Comparison of these three (or four?) traditions of Israel's march from Sinai to Moab is hampered by the uncertainty whether we have them complete or only in fragments. D's review is only a summary; if we had the JE account in its original form we might find the apparent difference between the two JE assigning the bulk of the 38 years to Ḳadesh and its environs, but D to the march between Ḳadesh and the S. end of Mt Se-îr to be no real difference. They agree in carrying Israel from Sinai to Ḳadesh in the 2nd year; and as Dillm. remarks on Deuteronomy 2:1, D's view of the progress after the repulse of the attack on the Amorites -is not so very different" from that of JE. But whether we have the full account of P or not, it is very clear from what we have, that according to P Israel spent from the 2nd to the 38th year in the desert of Paran from which they then passed N. to the desert of ̣ Ṣin or Ḳadesh, while JE and D bring them to Ḳadesh in the 2nd year and assign the years 2 to 40 to their residence there and their march to Moab.

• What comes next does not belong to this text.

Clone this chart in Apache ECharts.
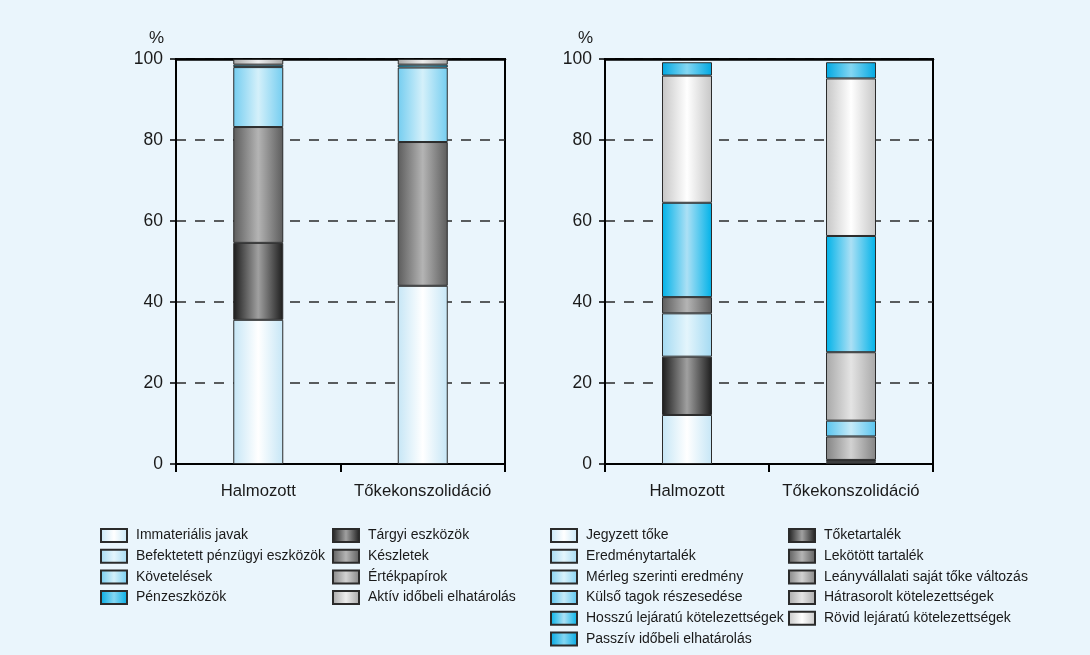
<!DOCTYPE html>
<html>
<head>
<meta charset="utf-8">
<script src="https://cdn.jsdelivr.net/npm/echarts@6/dist/echarts.min.js"></script>
<style>
  html, body { margin: 0; padding: 0; background: #eaf5fc; }
  #chart { width: 1090px; height: 655px; }
</style>
</head>
<body>
<div id="chart"></div>
<script>
// Categories shared by both panels
const categories = ['Halmozott', 'Tőkekonszolidáció'];
const yTicks = [0, 20, 40, 60, 80, 100];

// Assets (eszközök), %, stacked bottom to top
const assetNames = [
  'Immateriális javak', 'Tárgyi eszközök', 'Befektetett pénzügyi eszközök', 'Készletek',
  'Követelések', 'Értékpapírok', 'Pénzeszközök', 'Aktív időbeli elhatárolás'
];
const immaterialis   = [35.6, 44.0];
const targyi         = [19.0, null];
const befektetett    = [null, null];
const keszletek      = [28.6, 35.5];
const kovetelesek    = [14.8, 18.4];
const ertekpapirok   = [null, null];
const penzeszkozok   = [0.6, 0.7];
const aktivElhat     = [1.4, 1.4];
const assetValues = [immaterialis, targyi, befektetett, keszletek, kovetelesek, ertekpapirok, penzeszkozok, aktivElhat];

// Liabilities and equity (források), %, stacked bottom to top
const liabNames = [
  'Jegyzett tőke', 'Tőketartalék', 'Eredménytartalék', 'Lekötött tartalék',
  'Mérleg szerinti eredmény', 'Leányvállalati saját tőke változás', 'Külső tagok részesedése',
  'Hátrasorolt kötelezettségek', 'Hosszú lejáratú kötelezettségek', 'Rövid lejáratú kötelezettségek',
  'Passzív időbeli elhatárolás'
];
const jegyzettToke   = [12.1, 0.4];
const toketartalek   = [14.4, 0.2];
const eredmenytart   = [10.7, null];
const lekotott       = [4.0, 0.4];
const merlegEredm    = [null, null];
const leanyvallalati = [null, 5.8];
const kulsoTagok     = [null, 3.9];
const hatrasorolt    = [null, 16.9];
const hosszuLejaratu = [23.3, 28.7];
const rovidLejaratu  = [31.4, 38.9];
const passzivElhat   = [3.3, 4.0];
const liabValues = [jegyzettToke, toketartalek, eredmenytart, lekotott, merlegEredm, leanyvallalati,
  kulsoTagok, hatrasorolt, hosszuLejaratu, rovidLejaratu, passzivElhat];

// Cylinder-like horizontal shading: darker edges, lighter middle
function shade(edge, mid) {
  return new echarts.graphic.LinearGradient(0, 0, 1, 0, [
    { offset: 0, color: edge }, { offset: 0.5, color: mid }, { offset: 1, color: edge }
  ]);
}
const assetColors = [
  shade('#c6e6f6', '#ffffff'),
  shade('#1c1c1c', '#a0a0a0'),
  shade('#a4daf2', '#e4f5fc'),
  shade('#5c5c5c', '#b4b4b4'),
  shade('#74cdf0', '#d4f0fa'),
  shade('#848484', '#d2d2d2'),
  shade('#00ace4', '#86d6f2'),
  shade('#a6a6a6', '#ececec')
];
const liabColors = [
  shade('#c6e6f6', '#ffffff'),
  shade('#1c1c1c', '#a0a0a0'),
  shade('#a4daf2', '#e4f5fc'),
  shade('#5c5c5c', '#b4b4b4'),
  shade('#86d2f1', '#d8f1fb'),
  shade('#848484', '#d2d2d2'),
  shade('#58c4ee', '#c6eaf8'),
  shade('#a8a8a8', '#e4e4e4'),
  shade('#00b2e8', '#ace0f5'),
  shade('#c6c6c6', '#ffffff'),
  shade('#00a8e2', '#84d6f2')
];

const FONT = 'Liberation Sans, Arial, sans-serif';
const TXT = '#1a1a1a';

function yAxis(gridIndex) {
  return {
    type: 'value', gridIndex, min: 0, max: 100, interval: 20,
    name: '%', nameLocation: 'end', nameGap: 12,
    nameTextStyle: { fontFamily: FONT, fontSize: 17, color: TXT, align: 'right', padding: [0, 12, 0, 0] },
    axisLine: { show: true, lineStyle: { color: '#000', width: 2 } },
    axisTick: { show: true, length: 6, lineStyle: { color: '#000', width: 1.5 } },
    axisLabel: { fontFamily: FONT, fontSize: 17.5, color: TXT, margin: 13,
      formatter: v => yTicks.includes(v) ? String(v) : '' },
    splitLine: { show: true, lineStyle: { color: '#2a2a2a', width: 1.5, type: [10, 9] } }
  };
}
function xAxis(gridIndex) {
  return {
    type: 'category', gridIndex, data: categories, boundaryGap: true,
    axisLine: { show: true, lineStyle: { color: '#000', width: 2 } },
    axisTick: { show: true, interval: 0, length: 8, lineStyle: { color: '#000', width: 2 } },
    axisLabel: { interval: 0, fontFamily: FONT, fontSize: 16.7, color: TXT, margin: 19 }
  };
}
// Solid frame line along the top of each panel
function topFrame(gridIndex) {
  return {
    type: 'category', gridIndex, position: 'top', data: categories,
    axisLine: { show: true, lineStyle: { color: '#000', width: 2.5 } },
    axisTick: { show: false }, axisLabel: { show: false }, splitLine: { show: false }
  };
}
function makeSeries(names, values, colors, axisIdx, stack) {
  return names.map((n, i) => ({
    name: n, type: 'bar', stack, xAxisIndex: axisIdx, yAxisIndex: axisIdx,
    barWidth: 50, data: values[i],
    itemStyle: { color: colors[i], borderColor: '#2b2b2b', borderWidth: 1 },
    emphasis: { disabled: true }
  }));
}
function legend(names, left, top) {
  return {
    data: names, orient: 'vertical', left, top, height: 160, padding: 0,
    icon: 'rect', itemWidth: 26, itemHeight: 13, itemGap: 5.7,
    selectedMode: false,
    textStyle: { fontFamily: FONT, fontSize: 14, color: TXT, padding: [0, 0, 0, 4] }
  };
}

const chart = echarts.init(document.getElementById('chart'), null, { renderer: 'canvas' });
chart.setOption({
  backgroundColor: '#eaf5fc',
  animation: false,
  grid: [
    { left: 176, right: 585, top: 59, bottom: 191, show: true, borderColor: '#000', borderWidth: 2, backgroundColor: 'transparent' },
    { left: 605, right: 157, top: 59, bottom: 191, show: true, borderColor: '#000', borderWidth: 2, backgroundColor: 'transparent' }
  ],
  xAxis: [xAxis(0), xAxis(1), topFrame(0), topFrame(1)],
  yAxis: [yAxis(0), yAxis(1)],
  legend: [
    legend([assetNames[0], assetNames[2], assetNames[4], assetNames[6]], 100, 528),
    legend([assetNames[1], assetNames[3], assetNames[5], assetNames[7]], 332, 528),
    legend([liabNames[0], liabNames[2], liabNames[4], liabNames[6], liabNames[8], liabNames[10]], 550, 528),
    legend([liabNames[1], liabNames[3], liabNames[5], liabNames[7], liabNames[9]], 788, 528)
  ],
  series: [
    ...makeSeries(assetNames, assetValues, assetColors, 0, 'assets'),
    ...makeSeries(liabNames, liabValues, liabColors, 1, 'liab')
  ]
});
</script>
</body>
</html>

Again, the silence of P as to a return S. from Ḳadesh round Mt Se-îr may be due to the compiler's omission of this from P's original narrative; but there remains the itinerary in Numbers 33 which undoubtedly brings Israel from Kadesh to Moab across the N. end of Mt Se-îr. Further, there is D's omission of the JE account of the embassy to Edom from Ḳadesh, with the request that Israel paying their way might pass through Edom, and obviously across the N. part of Mt Se-îr, which was refused; and we have instead the statement in this section that from the -Arabah Israel, without previously seeking permission, passed round the S. part of Mt Se-îr, charged by God to pay their way. Unless we are to assume the very improbable alternative, that both things happened, we must see in these two accounts variant traditions of the direction of Israel's march from Ḳadesh to Moab.